One more song, Avril Lavigne’s When You’re Gone – “All I ever wanted was for you to know, everything I do I give my heart and soul”
In a way I hope you might turn up, just to say hello to old friends again. You’re probably reading this, so if you do I would ask for a picture. No more. If I do, I would die in peace. I do know for one thing my friends will ask about you. I’m already thinking how to answer when they ask about you. They really would like to meet you. I dream of bringing you out with them. Perhaps it’ll only be a pipeline dream, something that never happened until the day I die, but I dream. Hey, maybe we can visit my friends in Sabah together this year end?

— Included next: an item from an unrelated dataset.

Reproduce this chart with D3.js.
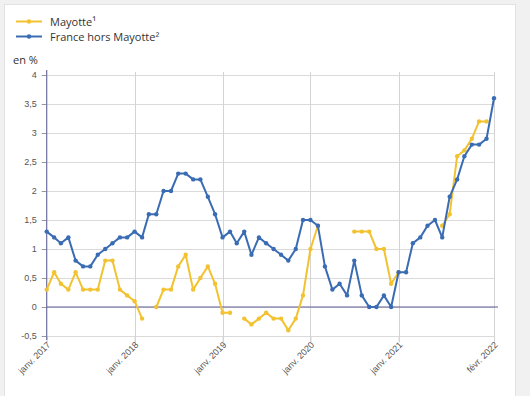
<!DOCTYPE html>
<html>
<head>
<meta charset="utf-8">
<script src="https://cdn.jsdelivr.net/npm/d3@7"></script>
<style>
  body { margin: 0; background: #f1f1f1; }
  svg { display: block; font-family: "Open Sans", sans-serif; }
</style>
</head>
<body>
<svg id="chart"></svg>
<script>
// valeurs, glissement annuel en %
const seriesNames = ["Mayotte¹", "France hors Mayotte²"];
const seriesColors = ["#f2c230", "#3a6cb4"];

const mayotte = [
  0.3, 0.6, 0.4, 0.3, 0.6, 0.3, 0.3, 0.3, 0.8, 0.8, 0.3, 0.2,
  0.1, -0.2, null, 0.0, 0.3, 0.3, 0.7, 0.9, 0.3, 0.5, 0.7, 0.4,
  -0.1, -0.1, null, -0.2, -0.3, -0.2, -0.1, -0.2, -0.2, -0.4, -0.2, 0.2,
  1.0, 1.4, null, null, null, null, 1.3, 1.3, 1.3, 1.0, 1.0, 0.4,
  0.6, null, null, null, null, null, 1.4, 1.6, 2.6, 2.7, 2.9, 3.2,
  3.2, null
];

const franceHorsMayotte = [
  1.3, 1.2, 1.1, 1.2, 0.8, 0.7, 0.7, 0.9, 1.0, 1.1, 1.2, 1.2,
  1.3, 1.2, 1.6, 1.6, 2.0, 2.0, 2.3, 2.3, 2.2, 2.2, 1.9, 1.6,
  1.2, 1.3, 1.1, 1.3, 0.9, 1.2, 1.1, 1.0, 0.9, 0.8, 1.0, 1.5,
  1.5, 1.4, 0.7, 0.3, 0.4, 0.2, 0.8, 0.2, 0.0, 0.0, 0.2, 0.0,
  0.6, 0.6, 1.1, 1.2, 1.4, 1.5, 1.2, 1.9, 2.2, 2.6, 2.8, 2.8,
  2.9, 3.6
];

const yTicks = [-0.5, 0, 0.5, 1, 1.5, 2, 2.5, 3, 3.5, 4];
const xTickDates = [new Date(2017, 0, 1), new Date(2018, 0, 1), new Date(2019, 0, 1),
                    new Date(2020, 0, 1), new Date(2021, 0, 1), new Date(2022, 1, 1)];
const xTickLabels = ["janv. 2017", "janv. 2018", "janv. 2019", "janv. 2020", "janv. 2021", "févr. 2022"];

const months = d3.timeMonth.range(new Date(2017, 0, 1), new Date(2022, 2, 1));

const W = 530, H = 396;
const svg = d3.select("#chart").attr("width", W).attr("height", H);

// carte blanche
svg.append("rect")
  .attr("x", 4.5).attr("y", 4.5)
  .attr("width", 511).attr("height", 420)
  .attr("fill", "#fff")
  .attr("stroke", "#e2e2e2");

const x = d3.scaleTime([months[0], months[months.length - 1]], [46.7, 494]);
const y = d3.scaleLinear([-0.5, 4], [336, 75]);

// grille horizontale
svg.append("g")
  .selectAll("line")
  .data(yTicks)
  .join("line")
  .attr("x1", x.range()[0]).attr("x2", 495)
  .attr("y1", d => Math.round(y(d)) + 0.5).attr("y2", d => Math.round(y(d)) + 0.5)
  .attr("stroke", "#dadada");

// grille verticale
svg.append("g")
  .selectAll("line")
  .data(xTickDates.slice(1))
  .join("line")
  .attr("x1", d => Math.round(x(d)) + 0.5).attr("x2", d => Math.round(x(d)) + 0.5)
  .attr("y1", 72).attr("y2", 342)
  .attr("stroke", "#d4d4d4");

// axe X
const xAxis = svg.append("g")
  .attr("transform", `translate(0, ${Math.round(y(-0.5)) + 0.5})`)
  .call(d3.axisBottom(x).tickValues(xTickDates).tickSize(6)
    .tickFormat((d, i) => xTickLabels[i]));
xAxis.select(".domain").remove();
xAxis.selectAll(".tick line").attr("stroke", "#d4d4d4");
xAxis.selectAll(".tick text")
  .attr("fill", "#555")
  .attr("font-size", 9)
  .attr("text-anchor", "end")
  .attr("transform", "translate(2, 7) rotate(-45)")
  .attr("dy", "0.3em")
  .attr("y", 0);

// axe Y
const yAxis = svg.append("g")
  .attr("transform", `translate(${x.range()[0]}, 0)`)
  .call(d3.axisLeft(y).tickValues(yTicks).tickSize(5).tickPadding(5)
    .tickFormat(d => String(d).replace(".", ",")));
yAxis.select(".domain").remove();
yAxis.selectAll(".tick line").attr("stroke", "#999");
yAxis.selectAll(".tick text").attr("fill", "#555").attr("font-size", 9);

svg.append("line")
  .attr("x1", x.range()[0]).attr("x2", x.range()[0])
  .attr("y1", 70).attr("y2", 340)
  .attr("stroke", "#6e6ea0").attr("stroke-width", 1.2);

// ligne du zéro
svg.append("line")
  .attr("x1", x.range()[0]).attr("x2", 498)
  .attr("y1", y(0)).attr("y2", y(0))
  .attr("stroke", "#5c5c96").attr("stroke-width", 1.2);

svg.append("text")
  .attr("x", 13).attr("y", 64)
  .attr("font-size", 11).attr("fill", "#333")
  .text("en %");

// courbes
const allSeries = [mayotte, franceHorsMayotte];
allSeries.forEach((values, i) => {
  const pts = values.map((v, j) => ({ date: months[j], v }));
  const line = d3.line()
    .defined(d => d.v !== null)
    .x(d => x(d.date))
    .y(d => y(d.v));

  svg.append("path")
    .datum(pts)
    .attr("d", line)
    .attr("fill", "none")
    .attr("stroke", seriesColors[i])
    .attr("stroke-width", 2)
    .attr("stroke-linejoin", "round");

  svg.append("g")
    .selectAll("circle")
    .data(pts.filter(d => d.v !== null))
    .join("circle")
    .attr("cx", d => x(d.date))
    .attr("cy", d => y(d.v))
    .attr("r", 2.2)
    .attr("fill", seriesColors[i]);
});

// légende
const legend = svg.append("g");
seriesNames.forEach((name, i) => {
  const ly = 21.5 + i * 15;
  legend.append("line")
    .attr("x1", 16).attr("x2", 42)
    .attr("y1", ly).attr("y2", ly)
    .attr("stroke", seriesColors[i]).attr("stroke-width", 2);
  legend.append("circle")
    .attr("cx", 29).attr("cy", ly).attr("r", 2.2)
    .attr("fill", seriesColors[i]);
  legend.append("text")
    .attr("x", 50).attr("y", ly + 4)
    .attr("font-size", 11).attr("fill", "#333")
    .text(name);
});
</script>
</body>
</html>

“Right Now I wish you were here, damn damn damn, what I’d do to have you here” – Avril Lavigne Wish You Were Here
What started out as a small bit of trying to articulate the greedy attributes spawned a five page (and counting) memoir of that night in the airport. I’ll keep the memoir myself, just not to bore the masses. This is almost 3 pages long nonetheless. In a way this is all me before doing AIESEC in Hsinchu. Another new perspective.
I miss you. Going back, and overnight in airport again, I will always look for you, that pair of seats where you were right beside me in the airport arrival hall, and every corner in the old town again. Maybe the Starbucks bartender might say “Nice Cap! Sir!” again? If he does I’ll tellyou about it.